Digestive Health
Food Poisoning

What You Need to Know about Listeria

Although you might be more familiar with food-borne bugs like salmonella and e. coli, listeria is an even more dangerous bacteria that causes the illness listeriosis. According to the federal Centers for Disease Control (CDC), listeria causes an estimated 260 deaths; in 2011, the CDC says, it caused an estimated 33 deaths in 28 states among people who ate cantaloupe from a single farm.

The bacteria is found in soil, water and some animals, including poultry and cattle according to www.foodsafety.gov. It can also live in food processing plants and processed meats, experts say. (Unlike other germs, the foodsafety experts say, it can grow even in cold temperatures. In the case of the outbreak caused by contaminated cantaloupe, investigators concluded that the plant did not have adequate cleaning procedures.)

You can protect yourself by knowing the basics about listeria. Here, according to foodsafety, is what you need to know.

Risky foods

Ready-to-eat deli meats and hot dogs

Refrigerated pâtés or meat spreads

Unpasteurized (raw) milk and dairy products

Soft cheese made with unpasteurized milk, such as queso fresco, Feta, Brie, Camembert

Refrigerated smoked seafood

Raw sprouts

Incubation Period

3-70 days. [Editor’s note: People can become sick long after they eat contaminated food and may not immediately connect their illness with listeria.]


Fever, stiff neck, confusion, weakness, vomiting, sometimes preceded by diarrhea

Duration of Illness

Days to weeks

Who’s at Risk? 

Older adults (For more information on food safety for seniors, click here).

Pregnant women They are approximately 20 times more likely than other healthy adults to get listeriosis. In pregnant women, it is typically a mild, flu-like illness. In the child, listeriosis can lead to miscarriage, stillbirth, or life-long health problems.

People with weakened immune systems

Organ transplant patients who are receiving drugs to prevent the body from rejecting the organ

People with certain diseases, such as HIV/AIDS or other autoimmune diseases; cancer; end-stage renal disease; liver disease; alcoholism; and diabetes

What Do I Do?

If you are very ill with fever or stiff neck, consult your doctor immediately. Antibiotics given promptly can cure the infection and, in pregnant women, can prevent infection of the fetus.

How Do I Prevent It?     

Do not drink raw (unpasteurized) milk, and do not eat foods that have unpasteurized milk in them.

Wash hands, knives, countertops, and cutting boards after handling and preparing uncooked foods.

Rinse raw produce thoroughly under running tap water before eating.

Keep uncooked meats, poultry, and seafood separate from vegetables, fruits, cooked foods, and ready-to-eat foods.

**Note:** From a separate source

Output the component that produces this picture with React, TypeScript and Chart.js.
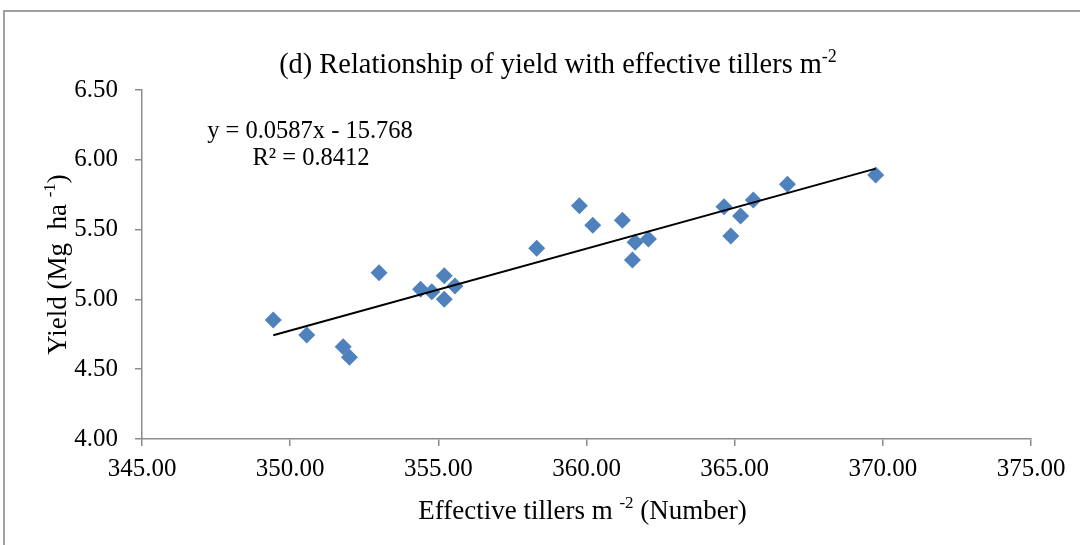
import React, { useEffect, useRef } from "react";
import { Chart, registerables } from "chart.js";

Chart.register(...registerables);

// Effective tillers m-2 (x) and yield Mg ha-1 (y)
const tillers = [
  349.43, 350.56, 351.79, 352.0, 353.0, 354.4, 354.78, 355.2, 355.2, 355.56,
  358.32, 359.76, 360.21, 361.21, 361.55, 361.64, 362.09, 364.64, 364.87,
  365.2, 365.63, 366.78, 369.76,
];
const yields = [
  4.852, 4.745, 4.661, 4.585, 5.191, 5.072, 5.055, 5.001, 5.17, 5.096,
  5.366, 5.671, 5.531, 5.567, 5.282, 5.409, 5.433, 5.664, 5.454, 5.597,
  5.712, 5.825, 5.891,
];

const trendSlope = 0.0587;
const trendIntercept = -15.768;

const xRange = [345, 375];
const yRange = [4, 6.5];
const xStep = 5;
const yStep = 0.5;

const titleParts: [string, boolean][] = [
  ["(d) Relationship of yield with effective tillers m", false],
  ["-2", true],
];
const xTitleParts: [string, boolean][] = [
  ["Effective tillers m ", false],
  ["-2", true],
  [" (Number)", false],
];
const yTitleParts: [string, boolean][] = [
  ["Yield (Mg  ha ", false],
  ["-1", true],
  [")", false],
];
const equationLines = ["y = 0.0587x - 15.768", "R\u00b2 = 0.8412"];

const FONT = '"Liberation Serif", "Times New Roman", serif';

function drawRich(
  ctx: CanvasRenderingContext2D,
  parts: [string, boolean][],
  cx: number,
  baseline: number,
  size: number
) {
  const supSize = Math.round(size * 0.62);
  let total = 0;
  const widths = parts.map(([t, sup]) => {
    ctx.font = `${sup ? supSize : size}px ${FONT}`;
    const w = ctx.measureText(t).width;
    total += w;
    return w;
  });
  let x = cx - total / 2;
  ctx.textAlign = "left";
  ctx.textBaseline = "alphabetic";
  parts.forEach(([t, sup], i) => {
    ctx.font = `${sup ? supSize : size}px ${FONT}`;
    ctx.fillText(t, x, sup ? baseline - size * 0.4 : baseline);
    x += widths[i];
  });
}

const textPlugin = {
  id: "customText",
  afterDraw(chart: any) {
    const ctx: CanvasRenderingContext2D = chart.ctx;
    const area = chart.chartArea;
    ctx.save();
    ctx.fillStyle = "#000";
    drawRich(ctx, titleParts, 558, 73, 28.4);
    drawRich(ctx, xTitleParts, (area.left + area.right) / 2 - 4, 519, 27);
    ctx.save();
    ctx.translate(66, (area.top + area.bottom) / 2);
    ctx.rotate(-Math.PI / 2);
    drawRich(ctx, yTitleParts, 0, 0, 27);
    ctx.restore();
    ctx.font = `24.5px ${FONT}`;
    ctx.textAlign = "center";
    ctx.textBaseline = "alphabetic";
    ctx.fillText(equationLines[0], 310, 138);
    ctx.fillText(equationLines[1], 311, 165);
    ctx.restore();
  },
};

export default function App() {
  const ref = useRef<HTMLCanvasElement>(null);

  useEffect(() => {
    if (!ref.current) return;
    const points = tillers.map((x, i) => ({ x, y: yields[i] }));
    const xMin = Math.min(...tillers);
    const xMax = Math.max(...tillers);
    const trend = [xMin, xMax].map((x) => ({
      x,
      y: trendSlope * x + trendIntercept,
    }));

    const chart = new Chart(ref.current, {
      type: "scatter",
      data: {
        datasets: [
          {
            label: "Linear",
            data: trend,
            showLine: true,
            borderColor: "#000",
            borderWidth: 2,
            pointRadius: 0,
            fill: false,
          },
          {
            label: "Yield",
            data: points,
            pointStyle: "rectRot",
            pointRadius: 8.5,
            backgroundColor: "#4F81BD",
            borderColor: "#4F81BD",
            borderWidth: 0,
          },
        ],
      },
      options: {
        animation: false,
        responsive: false,
        maintainAspectRatio: false,
        layout: { padding: { left: 0, top: 90, right: 49, bottom: 0 } },
        plugins: {
          legend: { display: false },
          title: { display: false },
          tooltip: { enabled: false },
        },
        scales: {
          x: {
            type: "linear",
            min: xRange[0],
            max: xRange[1],
            afterFit: (s: any) => {
              s.height = 106;
            },
            ticks: {
              stepSize: xStep,
              padding: 8,
              color: "#000",
              font: { family: FONT, size: 25 },
              callback: (v: any) => Number(v).toFixed(2),
              maxRotation: 0,
            },
            grid: {
              drawOnChartArea: false,
              drawTicks: true,
              tickLength: 7,
              color: "#8c8c8c",
              lineWidth: 1.5,
            },
            border: { display: true, color: "#8c8c8c", width: 1.5 },
          },
          y: {
            type: "linear",
            min: yRange[0],
            max: yRange[1],
            afterFit: (s: any) => {
              s.width = 142;
            },
            ticks: {
              stepSize: yStep,
              padding: 17,
              color: "#000",
              font: { family: FONT, size: 25 },
              callback: (v: any) => Number(v).toFixed(2),
            },
            grid: {
              drawOnChartArea: false,
              drawTicks: true,
              tickLength: 7,
              color: "#8c8c8c",
              lineWidth: 1.5,
            },
            border: { display: true, color: "#8c8c8c", width: 1.5 },
          },
        },
      },
      plugins: [textPlugin],
    });
    return () => chart.destroy();
  }, []);

  return (
    <div
      style={{
        position: "fixed",
        left: 0,
        top: 0,
        width: 1080,
        height: 545,
        overflow: "hidden",
        background: "#fff",
      }}
    >
      <div
        style={{
          position: "absolute",
          left: 3,
          top: 10,
          width: 2000,
          height: 2000,
          borderLeft: "2px solid #a0a0a0",
          borderTop: "2px solid #a0a0a0",
        }}
      />
      <canvas
        ref={ref}
        width={1080}
        height={545}
        style={{ position: "absolute", left: 0, top: 0, width: 1080, height: 545 }}
      />
    </div>
  );
}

Thoroughly cook raw food from animal sources, such as meat, poultry, or seafood to a safe internal temperature.

Wash hands, knives, countertops, and cutting boards after handling and preparing uncooked foods.

Consume perishable and ready-to-eat foods as soon as possible.

Persons in higher risk groups should heat hot dogs, cold cuts, and deli meats before eating them.